- **Input records**:
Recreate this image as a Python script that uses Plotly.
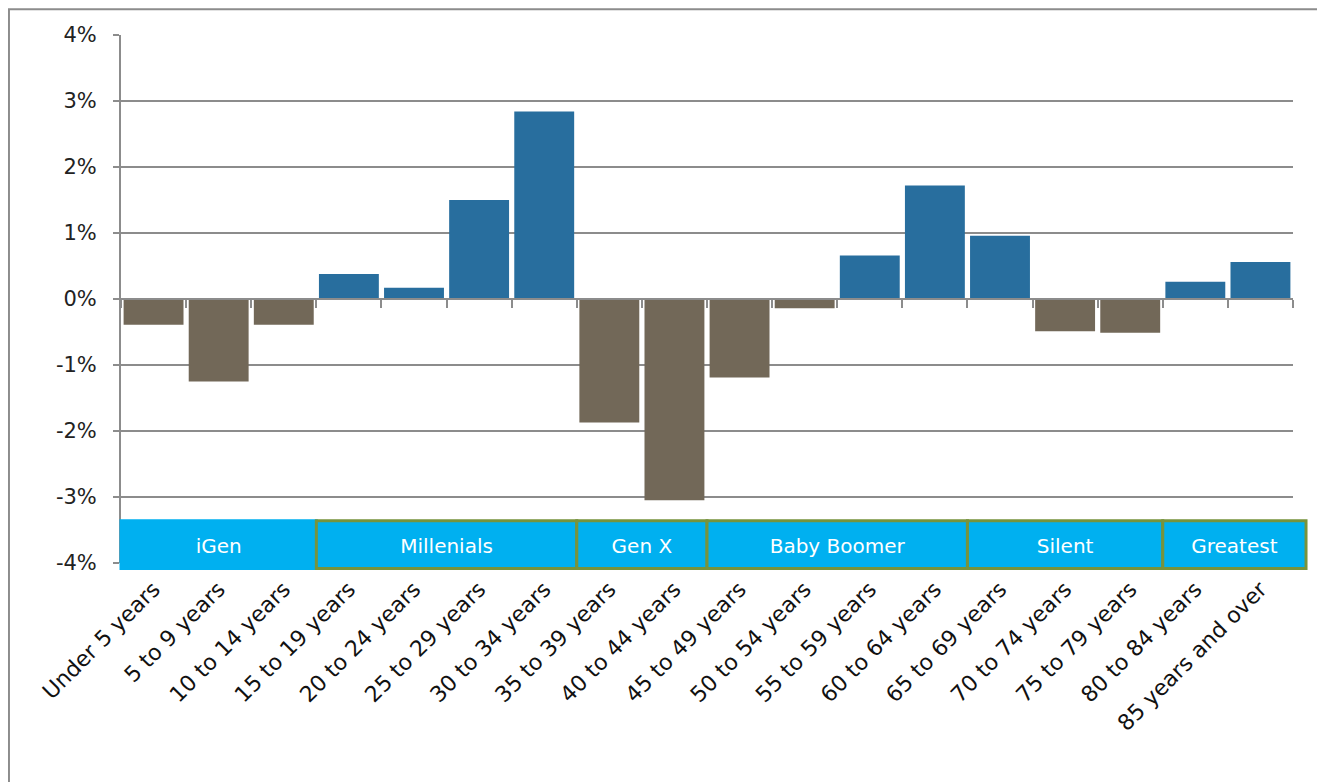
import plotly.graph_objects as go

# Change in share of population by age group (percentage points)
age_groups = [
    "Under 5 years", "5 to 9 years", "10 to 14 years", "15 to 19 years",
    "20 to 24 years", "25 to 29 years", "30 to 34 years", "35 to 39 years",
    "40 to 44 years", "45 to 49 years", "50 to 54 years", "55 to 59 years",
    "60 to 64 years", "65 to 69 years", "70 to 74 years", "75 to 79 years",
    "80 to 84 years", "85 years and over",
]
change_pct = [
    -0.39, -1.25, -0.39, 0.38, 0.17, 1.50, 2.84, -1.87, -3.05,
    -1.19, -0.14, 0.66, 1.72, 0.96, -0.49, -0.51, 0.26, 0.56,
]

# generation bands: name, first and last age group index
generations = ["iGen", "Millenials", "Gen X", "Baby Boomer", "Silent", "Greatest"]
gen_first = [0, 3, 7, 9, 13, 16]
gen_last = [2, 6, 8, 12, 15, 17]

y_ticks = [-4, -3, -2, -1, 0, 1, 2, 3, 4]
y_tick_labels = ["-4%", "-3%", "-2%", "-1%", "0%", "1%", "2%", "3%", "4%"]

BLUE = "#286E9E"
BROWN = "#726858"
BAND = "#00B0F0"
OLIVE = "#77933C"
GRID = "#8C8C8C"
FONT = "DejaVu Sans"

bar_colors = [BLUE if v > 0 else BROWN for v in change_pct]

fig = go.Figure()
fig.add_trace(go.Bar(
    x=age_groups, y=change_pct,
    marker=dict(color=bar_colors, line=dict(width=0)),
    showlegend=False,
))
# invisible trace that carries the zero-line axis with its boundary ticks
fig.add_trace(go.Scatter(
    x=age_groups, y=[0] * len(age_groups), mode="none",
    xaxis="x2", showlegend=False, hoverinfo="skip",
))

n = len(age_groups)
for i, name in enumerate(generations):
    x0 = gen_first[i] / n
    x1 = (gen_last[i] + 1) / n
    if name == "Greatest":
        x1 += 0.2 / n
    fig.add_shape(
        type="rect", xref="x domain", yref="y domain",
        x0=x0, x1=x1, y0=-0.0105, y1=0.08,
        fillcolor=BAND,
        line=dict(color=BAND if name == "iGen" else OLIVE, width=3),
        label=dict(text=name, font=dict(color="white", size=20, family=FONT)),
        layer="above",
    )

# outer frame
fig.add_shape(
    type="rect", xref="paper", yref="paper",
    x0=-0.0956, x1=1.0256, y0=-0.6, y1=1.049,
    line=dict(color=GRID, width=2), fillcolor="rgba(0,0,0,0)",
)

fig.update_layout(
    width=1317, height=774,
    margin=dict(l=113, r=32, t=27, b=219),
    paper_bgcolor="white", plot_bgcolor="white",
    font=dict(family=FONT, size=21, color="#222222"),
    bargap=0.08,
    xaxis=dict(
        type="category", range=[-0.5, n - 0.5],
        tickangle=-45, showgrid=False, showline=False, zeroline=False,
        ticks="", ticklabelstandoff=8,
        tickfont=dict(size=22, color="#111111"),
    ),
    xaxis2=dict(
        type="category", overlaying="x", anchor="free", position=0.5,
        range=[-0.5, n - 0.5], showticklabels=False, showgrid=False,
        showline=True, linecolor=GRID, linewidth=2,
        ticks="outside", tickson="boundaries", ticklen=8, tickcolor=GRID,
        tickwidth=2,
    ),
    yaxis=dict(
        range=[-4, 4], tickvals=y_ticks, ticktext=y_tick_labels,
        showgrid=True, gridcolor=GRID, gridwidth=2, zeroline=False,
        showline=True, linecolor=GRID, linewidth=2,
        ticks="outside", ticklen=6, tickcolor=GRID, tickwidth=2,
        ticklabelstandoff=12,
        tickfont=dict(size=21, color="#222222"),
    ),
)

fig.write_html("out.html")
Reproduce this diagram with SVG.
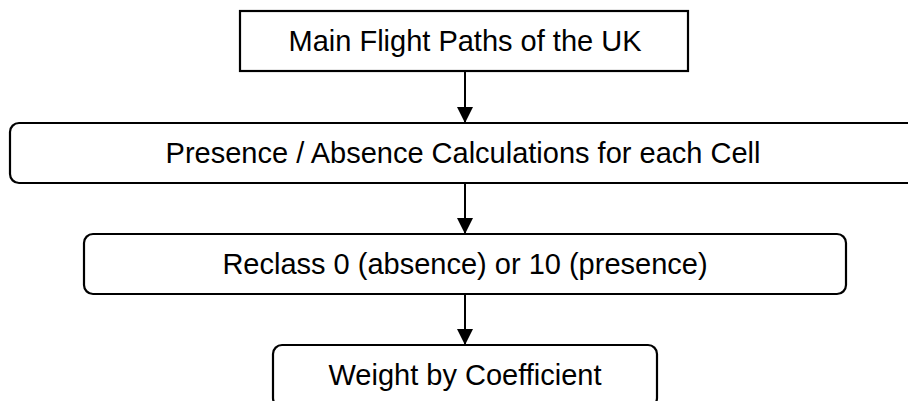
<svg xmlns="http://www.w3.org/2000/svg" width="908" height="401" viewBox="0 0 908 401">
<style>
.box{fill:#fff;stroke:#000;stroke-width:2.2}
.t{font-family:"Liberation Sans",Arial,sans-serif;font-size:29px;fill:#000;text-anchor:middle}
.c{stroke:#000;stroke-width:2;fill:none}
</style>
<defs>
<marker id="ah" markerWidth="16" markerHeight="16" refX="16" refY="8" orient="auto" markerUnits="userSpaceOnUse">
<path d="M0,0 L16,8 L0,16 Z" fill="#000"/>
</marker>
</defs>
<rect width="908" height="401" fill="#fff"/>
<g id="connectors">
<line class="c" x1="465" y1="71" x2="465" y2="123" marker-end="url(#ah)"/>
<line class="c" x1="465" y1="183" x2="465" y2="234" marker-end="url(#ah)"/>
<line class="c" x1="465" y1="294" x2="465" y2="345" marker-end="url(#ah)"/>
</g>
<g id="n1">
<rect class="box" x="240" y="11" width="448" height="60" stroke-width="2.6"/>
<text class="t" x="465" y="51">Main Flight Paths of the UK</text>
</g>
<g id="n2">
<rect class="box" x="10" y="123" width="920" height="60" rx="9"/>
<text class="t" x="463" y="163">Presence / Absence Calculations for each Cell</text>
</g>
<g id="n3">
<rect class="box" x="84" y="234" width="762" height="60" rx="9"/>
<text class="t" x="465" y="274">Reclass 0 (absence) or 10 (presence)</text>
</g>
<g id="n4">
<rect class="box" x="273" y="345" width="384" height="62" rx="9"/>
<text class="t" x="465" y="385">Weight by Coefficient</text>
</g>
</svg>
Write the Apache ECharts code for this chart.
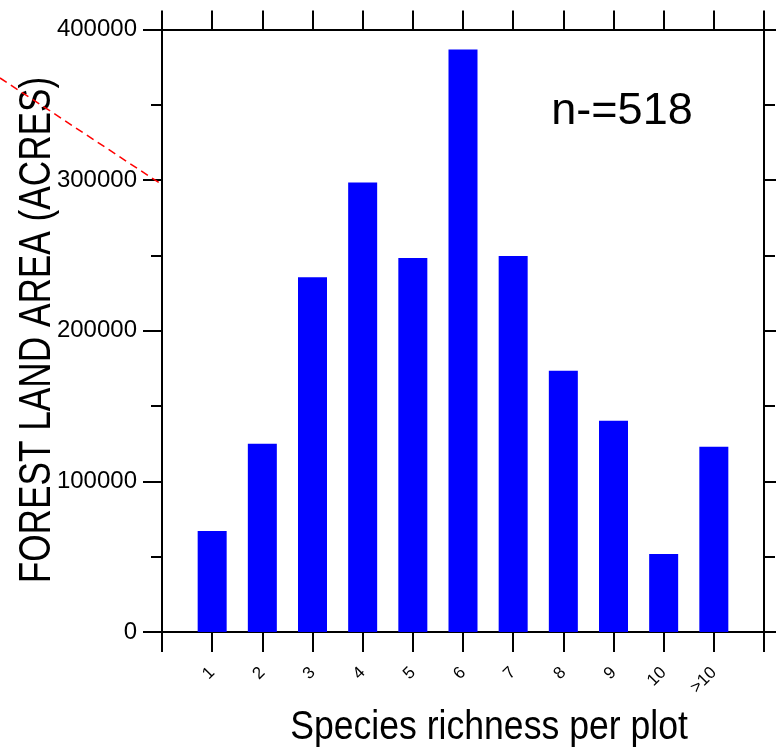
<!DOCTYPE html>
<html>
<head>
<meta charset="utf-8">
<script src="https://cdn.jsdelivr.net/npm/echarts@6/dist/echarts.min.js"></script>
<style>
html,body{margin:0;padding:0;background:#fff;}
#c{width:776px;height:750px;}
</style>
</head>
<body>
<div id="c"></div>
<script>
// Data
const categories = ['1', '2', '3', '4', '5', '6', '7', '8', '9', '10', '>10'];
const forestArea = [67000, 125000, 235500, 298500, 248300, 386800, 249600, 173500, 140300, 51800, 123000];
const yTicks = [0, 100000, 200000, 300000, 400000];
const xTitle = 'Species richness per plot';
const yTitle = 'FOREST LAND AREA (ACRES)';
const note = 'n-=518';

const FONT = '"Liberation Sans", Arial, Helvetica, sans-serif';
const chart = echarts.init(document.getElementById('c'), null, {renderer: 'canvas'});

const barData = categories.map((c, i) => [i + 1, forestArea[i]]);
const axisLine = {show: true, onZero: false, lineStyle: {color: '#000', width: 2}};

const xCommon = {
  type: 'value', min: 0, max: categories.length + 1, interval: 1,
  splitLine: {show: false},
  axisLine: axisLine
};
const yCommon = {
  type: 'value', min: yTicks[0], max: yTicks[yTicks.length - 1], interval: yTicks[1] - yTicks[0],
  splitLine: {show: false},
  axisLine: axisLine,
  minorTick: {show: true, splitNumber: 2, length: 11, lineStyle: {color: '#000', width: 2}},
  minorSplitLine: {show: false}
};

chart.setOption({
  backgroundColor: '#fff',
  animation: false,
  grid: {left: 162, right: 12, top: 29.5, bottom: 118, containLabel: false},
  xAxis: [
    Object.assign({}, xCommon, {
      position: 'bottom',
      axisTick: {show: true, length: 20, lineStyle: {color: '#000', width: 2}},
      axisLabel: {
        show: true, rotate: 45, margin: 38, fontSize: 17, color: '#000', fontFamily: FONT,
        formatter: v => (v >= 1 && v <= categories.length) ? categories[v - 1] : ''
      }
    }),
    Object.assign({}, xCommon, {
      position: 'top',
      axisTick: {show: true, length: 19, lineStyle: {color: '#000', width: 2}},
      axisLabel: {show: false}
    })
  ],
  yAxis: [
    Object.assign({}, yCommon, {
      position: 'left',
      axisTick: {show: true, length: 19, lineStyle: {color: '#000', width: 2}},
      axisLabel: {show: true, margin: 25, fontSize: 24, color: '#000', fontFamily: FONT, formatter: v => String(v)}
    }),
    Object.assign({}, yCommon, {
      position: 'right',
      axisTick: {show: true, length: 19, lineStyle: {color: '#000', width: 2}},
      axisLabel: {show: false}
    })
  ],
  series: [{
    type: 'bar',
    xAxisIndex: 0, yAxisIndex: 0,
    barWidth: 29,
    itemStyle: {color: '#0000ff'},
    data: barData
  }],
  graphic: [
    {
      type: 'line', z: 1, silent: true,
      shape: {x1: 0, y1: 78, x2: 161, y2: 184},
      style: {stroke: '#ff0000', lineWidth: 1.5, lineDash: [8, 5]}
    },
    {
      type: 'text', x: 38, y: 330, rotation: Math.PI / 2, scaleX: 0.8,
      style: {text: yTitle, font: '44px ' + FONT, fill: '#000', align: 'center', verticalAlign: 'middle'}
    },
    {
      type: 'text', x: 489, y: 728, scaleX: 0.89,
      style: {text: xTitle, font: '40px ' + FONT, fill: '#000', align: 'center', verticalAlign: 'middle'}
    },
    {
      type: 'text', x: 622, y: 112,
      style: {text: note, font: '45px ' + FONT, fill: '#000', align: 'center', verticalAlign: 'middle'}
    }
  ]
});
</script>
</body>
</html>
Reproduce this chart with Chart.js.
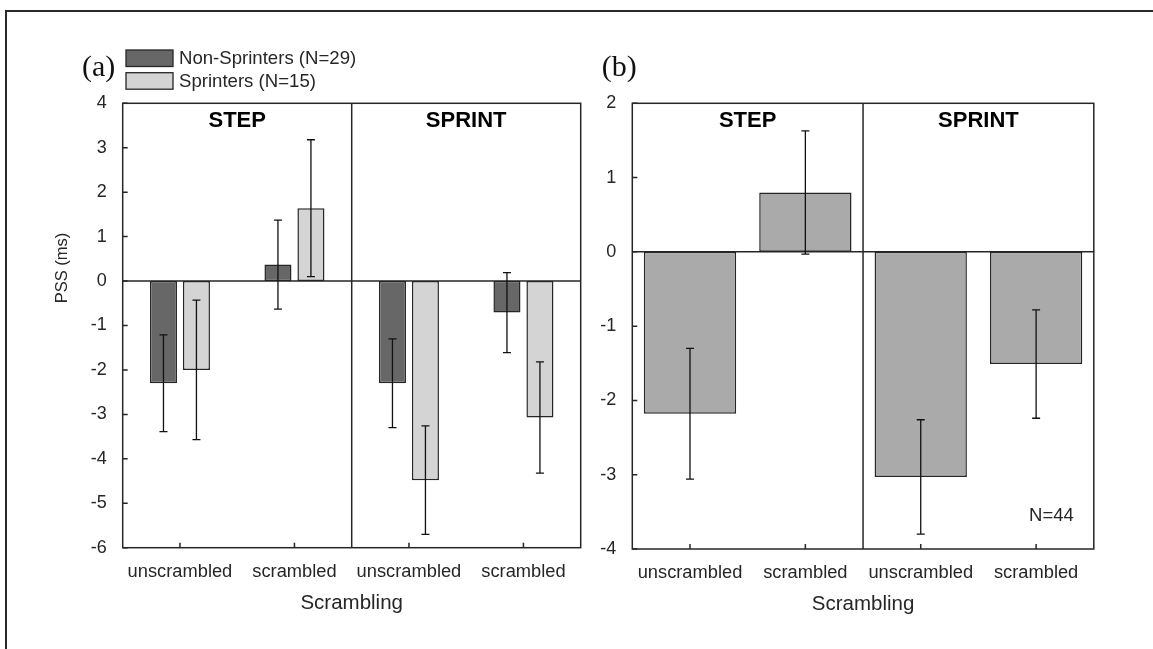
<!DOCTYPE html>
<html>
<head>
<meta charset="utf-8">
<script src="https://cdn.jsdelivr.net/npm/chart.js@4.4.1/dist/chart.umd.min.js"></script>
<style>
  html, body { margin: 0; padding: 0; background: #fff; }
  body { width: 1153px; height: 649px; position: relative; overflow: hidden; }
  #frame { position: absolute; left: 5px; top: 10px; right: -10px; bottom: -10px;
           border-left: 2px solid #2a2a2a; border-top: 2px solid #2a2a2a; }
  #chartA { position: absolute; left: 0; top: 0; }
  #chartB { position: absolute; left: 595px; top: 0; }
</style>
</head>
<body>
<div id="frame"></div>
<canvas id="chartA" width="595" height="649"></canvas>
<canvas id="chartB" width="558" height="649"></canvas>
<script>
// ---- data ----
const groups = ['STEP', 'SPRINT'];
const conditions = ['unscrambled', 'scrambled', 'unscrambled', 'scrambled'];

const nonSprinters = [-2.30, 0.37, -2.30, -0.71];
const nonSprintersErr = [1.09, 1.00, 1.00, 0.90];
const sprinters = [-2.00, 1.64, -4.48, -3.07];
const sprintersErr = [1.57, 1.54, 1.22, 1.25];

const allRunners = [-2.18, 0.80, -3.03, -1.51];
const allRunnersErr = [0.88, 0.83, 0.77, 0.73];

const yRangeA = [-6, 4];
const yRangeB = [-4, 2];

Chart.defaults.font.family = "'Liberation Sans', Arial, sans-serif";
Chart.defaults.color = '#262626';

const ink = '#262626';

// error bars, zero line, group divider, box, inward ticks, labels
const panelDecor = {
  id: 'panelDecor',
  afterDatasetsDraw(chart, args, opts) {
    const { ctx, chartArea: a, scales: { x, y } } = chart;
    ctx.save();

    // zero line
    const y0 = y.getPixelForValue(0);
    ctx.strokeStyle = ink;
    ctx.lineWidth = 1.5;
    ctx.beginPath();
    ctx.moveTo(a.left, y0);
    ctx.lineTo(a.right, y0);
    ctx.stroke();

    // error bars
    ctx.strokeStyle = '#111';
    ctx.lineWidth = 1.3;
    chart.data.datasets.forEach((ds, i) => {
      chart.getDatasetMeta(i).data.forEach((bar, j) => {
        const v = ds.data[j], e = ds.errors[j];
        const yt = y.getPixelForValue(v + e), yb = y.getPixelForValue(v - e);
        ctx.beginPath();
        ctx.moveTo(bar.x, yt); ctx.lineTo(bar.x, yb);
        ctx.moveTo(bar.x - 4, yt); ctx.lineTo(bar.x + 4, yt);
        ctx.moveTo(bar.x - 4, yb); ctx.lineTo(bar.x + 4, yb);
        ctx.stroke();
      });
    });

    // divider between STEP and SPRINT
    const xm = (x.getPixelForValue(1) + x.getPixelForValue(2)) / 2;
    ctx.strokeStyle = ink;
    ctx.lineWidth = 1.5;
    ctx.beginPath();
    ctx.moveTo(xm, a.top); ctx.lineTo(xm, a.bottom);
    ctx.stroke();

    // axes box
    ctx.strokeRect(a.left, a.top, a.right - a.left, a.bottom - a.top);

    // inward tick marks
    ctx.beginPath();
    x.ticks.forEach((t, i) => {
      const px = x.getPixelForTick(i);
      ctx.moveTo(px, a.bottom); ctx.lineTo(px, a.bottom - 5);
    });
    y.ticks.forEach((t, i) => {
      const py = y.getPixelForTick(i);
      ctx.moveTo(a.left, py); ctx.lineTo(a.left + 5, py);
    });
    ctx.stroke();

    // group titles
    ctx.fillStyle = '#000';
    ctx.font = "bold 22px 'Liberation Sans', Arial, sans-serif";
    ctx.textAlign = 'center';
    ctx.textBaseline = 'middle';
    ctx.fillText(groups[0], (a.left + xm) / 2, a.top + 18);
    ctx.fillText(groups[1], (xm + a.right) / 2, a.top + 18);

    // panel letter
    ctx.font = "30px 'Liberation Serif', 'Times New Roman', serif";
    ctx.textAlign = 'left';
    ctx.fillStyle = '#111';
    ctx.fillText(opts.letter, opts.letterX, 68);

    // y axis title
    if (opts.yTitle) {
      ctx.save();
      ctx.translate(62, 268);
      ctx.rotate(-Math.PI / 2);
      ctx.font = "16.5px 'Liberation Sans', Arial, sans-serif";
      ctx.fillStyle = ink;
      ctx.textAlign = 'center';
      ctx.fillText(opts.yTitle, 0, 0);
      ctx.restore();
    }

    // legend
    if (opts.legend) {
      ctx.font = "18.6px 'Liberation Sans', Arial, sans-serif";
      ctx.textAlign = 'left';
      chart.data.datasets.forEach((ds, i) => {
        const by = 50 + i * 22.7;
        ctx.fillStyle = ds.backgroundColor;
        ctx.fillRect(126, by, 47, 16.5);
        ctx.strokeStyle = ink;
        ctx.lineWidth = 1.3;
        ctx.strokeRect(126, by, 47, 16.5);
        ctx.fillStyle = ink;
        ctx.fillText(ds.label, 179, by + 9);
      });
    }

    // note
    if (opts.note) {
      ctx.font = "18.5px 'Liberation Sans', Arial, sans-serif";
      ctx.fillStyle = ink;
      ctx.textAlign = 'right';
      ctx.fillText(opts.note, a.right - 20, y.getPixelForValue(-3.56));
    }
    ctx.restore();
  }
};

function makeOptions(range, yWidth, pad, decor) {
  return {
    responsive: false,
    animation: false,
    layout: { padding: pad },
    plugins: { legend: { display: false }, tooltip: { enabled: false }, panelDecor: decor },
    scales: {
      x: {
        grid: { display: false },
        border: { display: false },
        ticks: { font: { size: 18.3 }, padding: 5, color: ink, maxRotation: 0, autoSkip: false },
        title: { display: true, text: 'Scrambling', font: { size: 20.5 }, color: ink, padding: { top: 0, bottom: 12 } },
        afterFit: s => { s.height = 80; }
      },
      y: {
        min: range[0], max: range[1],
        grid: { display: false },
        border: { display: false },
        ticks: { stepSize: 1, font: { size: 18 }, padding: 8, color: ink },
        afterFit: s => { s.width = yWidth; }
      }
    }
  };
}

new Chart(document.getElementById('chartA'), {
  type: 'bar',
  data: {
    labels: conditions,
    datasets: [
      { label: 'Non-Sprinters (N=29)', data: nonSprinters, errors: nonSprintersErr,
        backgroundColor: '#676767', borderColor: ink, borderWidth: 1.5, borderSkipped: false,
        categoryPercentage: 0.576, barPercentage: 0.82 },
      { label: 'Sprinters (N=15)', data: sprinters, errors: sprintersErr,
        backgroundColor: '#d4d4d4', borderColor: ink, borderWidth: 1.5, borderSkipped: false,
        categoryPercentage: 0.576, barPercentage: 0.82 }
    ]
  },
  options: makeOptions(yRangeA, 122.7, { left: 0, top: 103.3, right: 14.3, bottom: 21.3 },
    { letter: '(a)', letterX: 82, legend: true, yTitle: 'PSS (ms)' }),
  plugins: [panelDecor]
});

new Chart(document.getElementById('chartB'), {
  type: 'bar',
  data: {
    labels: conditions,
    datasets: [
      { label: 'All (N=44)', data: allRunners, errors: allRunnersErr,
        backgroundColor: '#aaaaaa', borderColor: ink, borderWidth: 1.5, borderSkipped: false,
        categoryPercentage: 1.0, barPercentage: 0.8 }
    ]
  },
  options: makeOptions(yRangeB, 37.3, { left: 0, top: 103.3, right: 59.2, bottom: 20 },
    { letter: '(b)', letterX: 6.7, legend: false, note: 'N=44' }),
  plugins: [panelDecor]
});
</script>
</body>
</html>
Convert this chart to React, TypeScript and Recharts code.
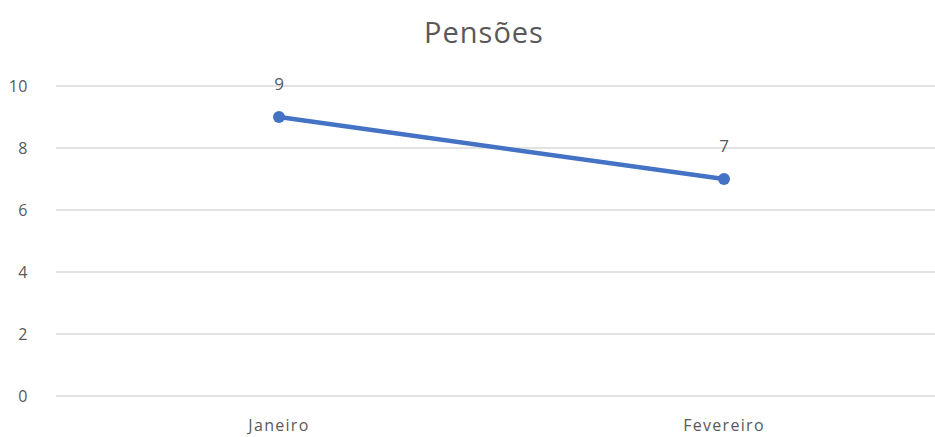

- **Written exercise**:
Of all the lines in the listing above, how many contain the word "this"? Answer with the number alone.

- **Answer for the task**:
5